:: Supplied material
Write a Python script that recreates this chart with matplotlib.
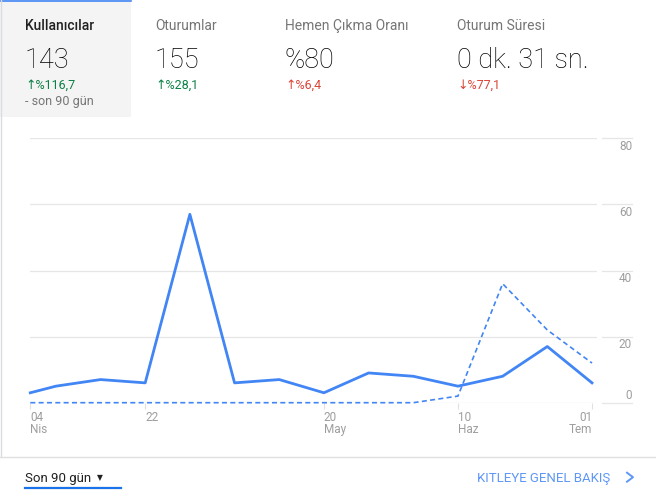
import matplotlib.pyplot as plt
import matplotlib.dates as mdates
import matplotlib.transforms as mtransforms
from matplotlib.lines import Line2D
from matplotlib.patches import Rectangle
from datetime import datetime, timedelta

plt.rcParams['font.family'] = ['Roboto', 'DejaVu Sans']

# haftalık kullanıcı sayıları (son 90 gün) ve önceki dönem
dates = ["2018-04-04", "2018-04-08", "2018-04-15", "2018-04-22", "2018-04-29",
         "2018-05-06", "2018-05-13", "2018-05-20", "2018-05-27", "2018-06-03",
         "2018-06-10", "2018-06-17", "2018-06-24", "2018-07-01"]
users = [3, 5, 7, 6, 57, 6, 7, 3, 9, 8, 5, 8, 17, 6]
users_prev = [0, 0, 0, 0, 0, 0, 0, 0, 0, 0, 2, 36, 22, 12]

tick_dates = ["2018-04-04", "2018-04-22", "2018-05-20", "2018-06-10", "2018-07-01"]
tick_labels = ["04\nNis", "22", "20\nMay", "10\nHaz", "01\nTem"]
y_ticks = [0, 20, 40, 60, 80]

metric_names = ["Kullanıcılar", "Oturumlar", "Hemen Çıkma Oranı", "Oturum Süresi"]
metric_values = ["143", "155", "%80", "0 dk. 31 sn."]
metric_changes = ["↑%116,7", "↑%28,1", "↑%6,4", "↓%77,1"]
change_colors = ["#0b8043", "#0b8043", "#db4437", "#db4437"]
metric_x = [25, 155, 285, 457]

W, H = 656, 493
fig = plt.figure(figsize=(W / 100, H / 100), dpi=100)


def fx(x):
    return x / W


def fy(y):
    return 1 - y / H


# seçili sekme arka planı
fig.add_artist(Rectangle((0, fy(117)), fx(131), 117 / H, transform=fig.transFigure,
                         facecolor="#f4f4f4", edgecolor="none", zorder=0))
fig.add_artist(Line2D([0, fx(131)], [fy(0.6), fy(0.6)], color="#4285f4", lw=1.2))
fig.add_artist(Line2D([fx(0.5), fx(0.5)], [fy(0), fy(457)], color="#dadce0", lw=1))

for i in range(4):
    x = fx(metric_x[i])
    fig.text(x, fy(30), metric_names[i], fontsize=10,
             color="#212121" if i == 0 else "#757575",
             fontweight="medium" if i == 0 else "normal")
    fig.text(x, fy(68), metric_values[i], fontsize=19.5, color="#000000",
             fontweight="light")
    fig.text(x, fy(88.3), metric_changes[i], fontsize=9, color=change_colors[i])
fig.text(fx(25), fy(105), "- son 90 gün", fontsize=9, color="#757575")

# grafik
ax = fig.add_axes([fx(30.3), fy(402.7), (597 - 30.3) / W, (402.7 - 138.3) / H])
x = [datetime.strptime(d, "%Y-%m-%d") for d in dates]
ax.plot(x, users_prev, color="#4285f4", lw=1.2, dashes=(3, 2), clip_on=False, zorder=3)
ax.plot(x, users, color="#4285f4", lw=2, clip_on=False, zorder=4)

x0 = x[0]
ax.set_xlim(x0, x0 + timedelta(days=(597 - 30.3) / 6.383))
ax.set_ylim(0, 80)
for s in ax.spines.values():
    s.set_visible(False)
ax.set_yticks(y_ticks)
ax.tick_params(axis="y", length=0, labelleft=False)
ax.grid(axis="y", color="#e6e6e6", lw=0.9)
ax.set_xticks([datetime.strptime(d, "%Y-%m-%d") for d in tick_dates])
ax.set_xticklabels(tick_labels)
ax.tick_params(axis="x", length=4.3, width=0.8, color="#e0e0e0", pad=1.5,
               labelsize=8.5, labelcolor="#9e9e9e")
labels = ax.get_xticklabels()
for i, lab in enumerate(labels):
    lab.set_ha("right" if i == len(labels) - 1 else "left")
    lab.set_linespacing(0.95)

# sağ eksen etiketleri ve kısa kılavuz çizgileri
trans = mtransforms.blended_transform_factory(ax.transAxes, ax.transData)
for v in y_ticks:
    ax.plot([1.0088, 1.0618], [v, v], transform=trans, color="#e6e6e6", lw=0.9,
            clip_on=False)
    dy = 2.45 if v == 0 else -8.4
    t = mtransforms.offset_copy(trans, fig=fig, y=dy, units="points")
    ax.text(1.0618, v, str(v), transform=t, ha="right", va="baseline",
            fontsize=8.5, color="#9e9e9e")

# alt kısım
fig.add_artist(Line2D([0, 1], [fy(457.3), fy(457.3)], color="#e0e0e0", lw=1))
fig.text(fx(25), fy(481.7), "Son 90 gün", fontsize=9.5, color="#212121")
fig.text(fx(97), fy(480), "▼", fontsize=5.5, color="#212121", family="DejaVu Sans")
fig.add_artist(Line2D([fx(25), fx(121)], [fy(488.3), fy(488.3)], color="#1a73e8", lw=1.6))
fig.text(fx(477), fy(481.7), "KITLEYE GENEL BAKIŞ", fontsize=9.5, color="#5e97f6")
fig.add_artist(Line2D([fx(627), fx(633), fx(627)], [fy(472.7), fy(477.2), fy(481.7)],
                      color="#5e97f6", lw=1.4))

fig.savefig("out.png", dpi=100)
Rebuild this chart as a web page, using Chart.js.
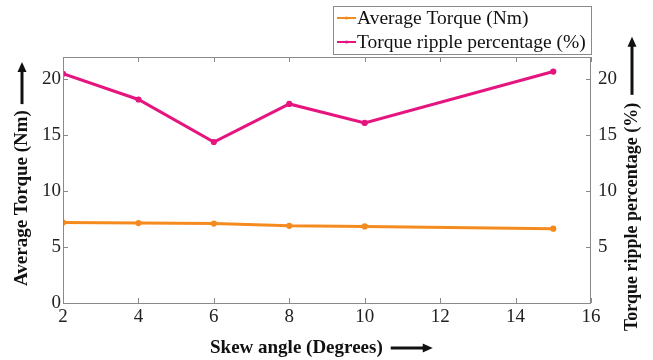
<!DOCTYPE html>
<html>
<head>
<meta charset="utf-8">
<script src="https://cdn.jsdelivr.net/npm/chart.js@4"></script>
<style>
  html, body { margin: 0; padding: 0; background: #fff; }
  #wrap { width: 653px; height: 360px; }
</style>
</head>
<body>
<div id="wrap"><canvas id="chart" width="653" height="360"></canvas></div>
<script>
// Skew angle (degrees)
const skewAngles = [2, 4, 6, 8, 10, 15];
// Average torque (Nm)
const avgTorque = [7.2, 7.15, 7.1, 6.9, 6.85, 6.65];
// Torque ripple percentage (%)
const ripplePct = [20.5, 18.2, 14.4, 17.8, 16.1, 20.7];

const xTicks = [2, 4, 6, 8, 10, 12, 14, 16];
const yTicks = [0, 5, 10, 15, 20];

const ORANGE = '#f58b1f';
const PINK = '#e5147e';
const FRAME = '#8a8a8a';
const SERIF = '"Liberation Serif", "Times New Roman", serif';

// frame + inward tick marks, matlab style
const framePlugin = {
    id: 'frame',
    afterDraw(chart) {
        const { ctx, chartArea: a, scales } = chart;
        ctx.save();
        ctx.strokeStyle = FRAME;
        ctx.lineWidth = 1;
        ctx.strokeRect(a.left + 0.5, a.top + 0.5, a.right - a.left - 1, a.bottom - a.top);
        ctx.beginPath();
        xTicks.forEach(v => {
            const px = Math.round(scales.x.getPixelForValue(v)) + 0.5;
            ctx.moveTo(px, a.bottom); ctx.lineTo(px, a.bottom - 5);
            ctx.moveTo(px, a.top); ctx.lineTo(px, a.top + 5);
        });
        yTicks.forEach(v => {
            const py = Math.round(scales.y.getPixelForValue(v)) + 0.5;
            ctx.moveTo(a.left, py); ctx.lineTo(a.left + 5, py);
            ctx.moveTo(a.right, py); ctx.lineTo(a.right - 5, py);
        });
        ctx.stroke();
        ctx.restore();
    }
};

function arrow(ctx, x1, y1, x2, y2) {
    const ang = Math.atan2(y2 - y1, x2 - x1);
    const head = 10;
    ctx.beginPath();
    ctx.lineWidth = 3;
    ctx.moveTo(x1, y1);
    ctx.lineTo(x2 - Math.cos(ang) * head * 0.8, y2 - Math.sin(ang) * head * 0.8);
    ctx.stroke();
    ctx.beginPath();
    ctx.moveTo(x2, y2);
    ctx.lineTo(x2 - Math.cos(ang) * head + Math.sin(ang) * 4.5, y2 - Math.sin(ang) * head - Math.cos(ang) * 4.5);
    ctx.lineTo(x2 - Math.cos(ang) * head - Math.sin(ang) * 4.5, y2 - Math.sin(ang) * head + Math.cos(ang) * 4.5);
    ctx.closePath();
    ctx.fill();
}

// axis titles with the arrows, plus the boxed legend
const titlesPlugin = {
    id: 'titles',
    afterDraw(chart) {
        const ctx = chart.ctx;
        ctx.save();
        ctx.fillStyle = '#111';
        ctx.strokeStyle = '#111';
        ctx.font = 'bold 19px ' + SERIF;
        ctx.textBaseline = 'middle';
        ctx.textAlign = 'left';

        // bottom
        const xt = 'Skew angle (Degrees)';
        ctx.fillText(xt, 210, 348);
        const xw = ctx.measureText(xt).width;
        arrow(ctx, 210 + xw + 8, 348, 210 + xw + 50, 348);

        // left
        const lt = 'Average Torque (Nm)';
        const lw = ctx.measureText(lt).width;
        ctx.save();
        ctx.translate(22, 286);
        ctx.rotate(-Math.PI / 2);
        ctx.fillText(lt, 0, 0);
        arrow(ctx, lw + 6, 0, lw + 48, 0);
        ctx.restore();

        // right
        ctx.font = 'bold 18px ' + SERIF;
        const rt = 'Torque ripple percentage (%)';
        const rw = ctx.measureText(rt).width;
        ctx.save();
        ctx.translate(632, 331);
        ctx.rotate(-Math.PI / 2);
        ctx.fillText(rt, 0, 0);
        arrow(ctx, rw + 8, 0, rw + 66, 0);
        ctx.restore();

        // legend
        ctx.strokeStyle = FRAME;
        ctx.lineWidth = 1;
        ctx.strokeRect(333.5, 6.5, 258, 48);
        ctx.font = '19.5px ' + SERIF;
        chart.data.datasets.forEach((ds, i) => {
            const y = 18 + i * 24;
            ctx.strokeStyle = ds.borderColor;
            ctx.fillStyle = ds.borderColor;
            ctx.lineWidth = 2;
            ctx.beginPath();
            ctx.moveTo(337, y); ctx.lineTo(356, y);
            ctx.stroke();
            ctx.beginPath();
            ctx.arc(346.5, y, 1.6, 0, Math.PI * 2);
            ctx.fill();
            ctx.fillStyle = '#111';
            ctx.fillText(ds.label, 357, y + 1);
        });
        ctx.restore();
    }
};

new Chart(document.getElementById('chart'), {
    type: 'line',
    data: {
        datasets: [{
            label: 'Average Torque (Nm)',
            data: skewAngles.map((x, i) => ({ x, y: avgTorque[i] })),
            borderColor: ORANGE,
            backgroundColor: ORANGE,
            borderWidth: 3,
            pointRadius: 1.6,
            yAxisID: 'y'
        }, {
            label: 'Torque ripple percentage (%)',
            data: skewAngles.map((x, i) => ({ x, y: ripplePct[i] })),
            borderColor: PINK,
            backgroundColor: PINK,
            borderWidth: 3,
            pointRadius: 1.6,
            yAxisID: 'y2'
        }]
    },
    options: {
        responsive: false,
        animation: false,
        layout: { padding: { top: 57, left: 0, right: 0, bottom: 0 } },
        plugins: { legend: { display: false }, tooltip: { enabled: false } },
        scales: {
            x: {
                type: 'linear',
                min: 2, max: 16,
                afterFit(s) { s.height = 57; },
                afterBuildTicks(s) { s.ticks = xTicks.map(v => ({ value: v })); },
                grid: { display: false, drawTicks: false },
                border: { display: false },
                ticks: { color: '#222', padding: 3, font: { family: SERIF, size: 19 } }
            },
            y: {
                position: 'left',
                min: 0, max: 22,
                afterFit(s) { s.width = 63; },
                afterBuildTicks(s) { s.ticks = yTicks.map(v => ({ value: v })); },
                grid: { display: false, drawTicks: false },
                border: { display: false },
                ticks: { color: '#222', padding: 2, font: { family: SERIF, size: 19 } }
            },
            y2: {
                position: 'right',
                min: 0, max: 22,
                afterFit(s) { s.width = 62; },
                afterBuildTicks(s) { s.ticks = yTicks.map(v => ({ value: v })); },
                grid: { display: false, drawTicks: false },
                border: { display: false },
                ticks: {
                    color: '#222', padding: 7, font: { family: SERIF, size: 19 },
                    callback: v => (v === 0 ? '' : v)
                }
            }
        }
    },
    plugins: [framePlugin, titlesPlugin]
});
</script>
</body>
</html>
::::
* [Aim of the exercise] Exactly as written, please give again the lines from the beginning of the listing through the line containing "return 1 - y / H", inclusive, without any pictures.

* [Exercise solution]
Write a Python script that recreates this chart with matplotlib.
import matplotlib.pyplot as plt
import matplotlib.dates as mdates
import matplotlib.transforms as mtransforms
from matplotlib.lines import Line2D
from matplotlib.patches import Rectangle
from datetime import datetime, timedelta

plt.rcParams['font.family'] = ['Roboto', 'DejaVu Sans']

# haftalık kullanıcı sayıları (son 90 gün) ve önceki dönem
dates = ["2018-04-04", "2018-04-08", "2018-04-15", "2018-04-22", "2018-04-29",
         "2018-05-06", "2018-05-13", "2018-05-20", "2018-05-27", "2018-06-03",
         "2018-06-10", "2018-06-17", "2018-06-24", "2018-07-01"]
users = [3, 5, 7, 6, 57, 6, 7, 3, 9, 8, 5, 8, 17, 6]
users_prev = [0, 0, 0, 0, 0, 0, 0, 0, 0, 0, 2, 36, 22, 12]

tick_dates = ["2018-04-04", "2018-04-22", "2018-05-20", "2018-06-10", "2018-07-01"]
tick_labels = ["04\nNis", "22", "20\nMay", "10\nHaz", "01\nTem"]
y_ticks = [0, 20, 40, 60, 80]

metric_names = ["Kullanıcılar", "Oturumlar", "Hemen Çıkma Oranı", "Oturum Süresi"]
metric_values = ["143", "155", "%80", "0 dk. 31 sn."]
metric_changes = ["↑%116,7", "↑%28,1", "↑%6,4", "↓%77,1"]
change_colors = ["#0b8043", "#0b8043", "#db4437", "#db4437"]
metric_x = [25, 155, 285, 457]

W, H = 656, 493
fig = plt.figure(figsize=(W / 100, H / 100), dpi=100)


def fx(x):
    return x / W


def fy(y):
    return 1 - y / H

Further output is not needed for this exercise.